Retype the data that follows line by line, exactly, and leave its pictures out.

## begin RECORDED INFORMATION

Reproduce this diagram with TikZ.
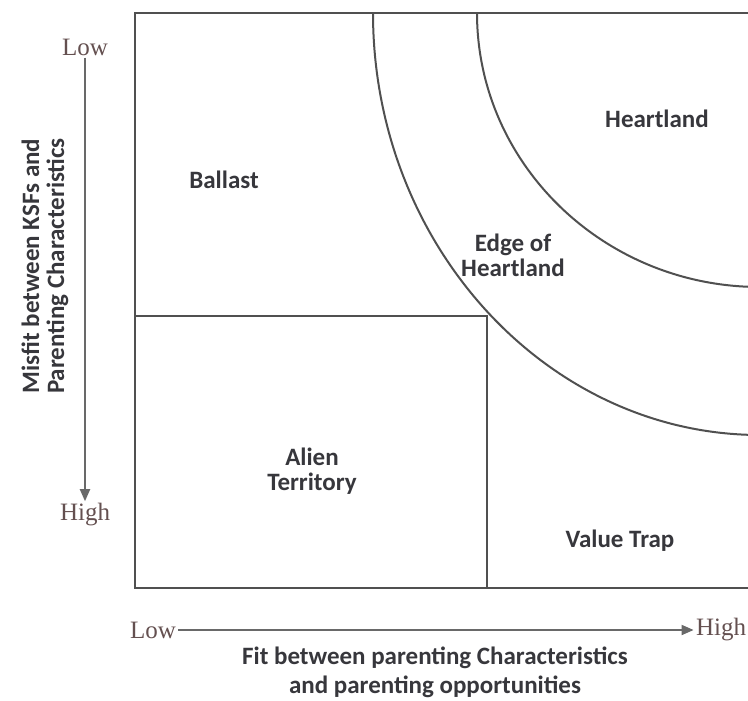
\documentclass[tikz,border=0pt]{standalone}
\usepackage{fontspec}
\setmainfont{Liberation Serif}
\newfontfamily\labelfont{Carlito}
\usepackage{xcolor}
\definecolor{linegray}{RGB}{80,80,80}
\definecolor{axisgray}{RGB}{105,105,105}
\definecolor{scaletext}{RGB}{100,80,80}
\definecolor{regiontext}{RGB}{55,55,60}
\usetikzlibrary{arrows.meta}

\begin{document}
\begin{tikzpicture}[x=0.5pt, y=-0.5pt,
        region/.style={font=\labelfont\bfseries\fontsize{12.5}{12.5}\selectfont, text=regiontext, align=center},
        scaletag/.style={font=\fontsize{12.5}{15}\selectfont, text=scaletext, inner sep=1pt},
        frame/.style={draw=linegray, line width=1pt},
        axis/.style={draw=axisgray, line width=0.9pt, -{Triangle[length=6pt,width=5pt]}}]
    \useasboundingbox (0,0) rectangle (748,700);

    % matrix frame
    \draw[frame] (748,13) -- (135,13) -- (135,588) -- (748,588);
    \draw[frame] (135,316) -- (487,316) -- (487,588);

    % heartland bands
    \draw[frame] (373,13) .. controls (373,245) and (547,435) .. (760,435);
    \draw[frame] (477,13) .. controls (477,164) and (604,287) .. (760,287);

    % regions
    \node[region] at (224,180) (ballast) {Ballast};
    \node[region] at (657,119) (heart) {Heartland};
    \node[region] at (513,255) (edge) {Edge of\\Heartland};
    \node[region] at (312,471) (alien) {Alien\\Territory};
    \node[region] at (620,541) (trap) {Value Trap};

    % vertical scale
    \node[scaletag] at (85,47) (lowy) {Low};
    \node[scaletag] at (85,515) (highy) {High};
    \draw[axis] (lowy) -- (highy);
    \node[region, rotate=90] at (45,266) (ylab) {Misfit between KSFs and\\Parenting Characteristics};

    % horizontal scale
    \node[scaletag] at (153,630) (lowx) {Low};
    \node[scaletag] at (721,630) (highx) {High};
    \draw[axis] (lowx) -- (highx);
    \node[region] at (435,672) (xlab) {Fit between parenting Characteristics\\[2pt]and parenting opportunities};
\end{tikzpicture}
\end{document}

## end RECORDED INFORMATION

# WRITTEN SOLUTION
Reproduce this diagram with TikZ.
\documentclass[tikz,border=0pt]{standalone}
\usepackage{fontspec}
\setmainfont{Liberation Serif}
\newfontfamily\labelfont{Carlito}
\usepackage{xcolor}
\definecolor{linegray}{RGB}{80,80,80}
\definecolor{axisgray}{RGB}{105,105,105}
\definecolor{scaletext}{RGB}{100,80,80}
\definecolor{regiontext}{RGB}{55,55,60}
\usetikzlibrary{arrows.meta}

\begin{document}
\begin{tikzpicture}[x=0.5pt, y=-0.5pt,
        region/.style={font=\labelfont\bfseries\fontsize{12.5}{12.5}\selectfont, text=regiontext, align=center},
        scaletag/.style={font=\fontsize{12.5}{15}\selectfont, text=scaletext, inner sep=1pt},
        frame/.style={draw=linegray, line width=1pt},
        axis/.style={draw=axisgray, line width=0.9pt, -{Triangle[length=6pt,width=5pt]}}]
    \useasboundingbox (0,0) rectangle (748,700);

    % matrix frame
    \draw[frame] (748,13) -- (135,13) -- (135,588) -- (748,588);
    \draw[frame] (135,316) -- (487,316) -- (487,588);

    % heartland bands
    \draw[frame] (373,13) .. controls (373,245) and (547,435) .. (760,435);
    \draw[frame] (477,13) .. controls (477,164) and (604,287) .. (760,287);

    % regions
    \node[region] at (224,180) (ballast) {Ballast};
    \node[region] at (657,119) (heart) {Heartland};
    \node[region] at (513,255) (edge) {Edge of\\Heartland};
    \node[region] at (312,471) (alien) {Alien\\Territory};
    \node[region] at (620,541) (trap) {Value Trap};

    % vertical scale
    \node[scaletag] at (85,47) (lowy) {Low};
    \node[scaletag] at (85,515) (highy) {High};
    \draw[axis] (lowy) -- (highy);
    \node[region, rotate=90] at (45,266) (ylab) {Misfit between KSFs and\\Parenting Characteristics};

    % horizontal scale
    \node[scaletag] at (153,630) (lowx) {Low};
    \node[scaletag] at (721,630) (highx) {High};
    \draw[axis] (lowx) -- (highx);
    \node[region] at (435,672) (xlab) {Fit between parenting Characteristics\\[2pt]and parenting opportunities};
\end{tikzpicture}
\end{document}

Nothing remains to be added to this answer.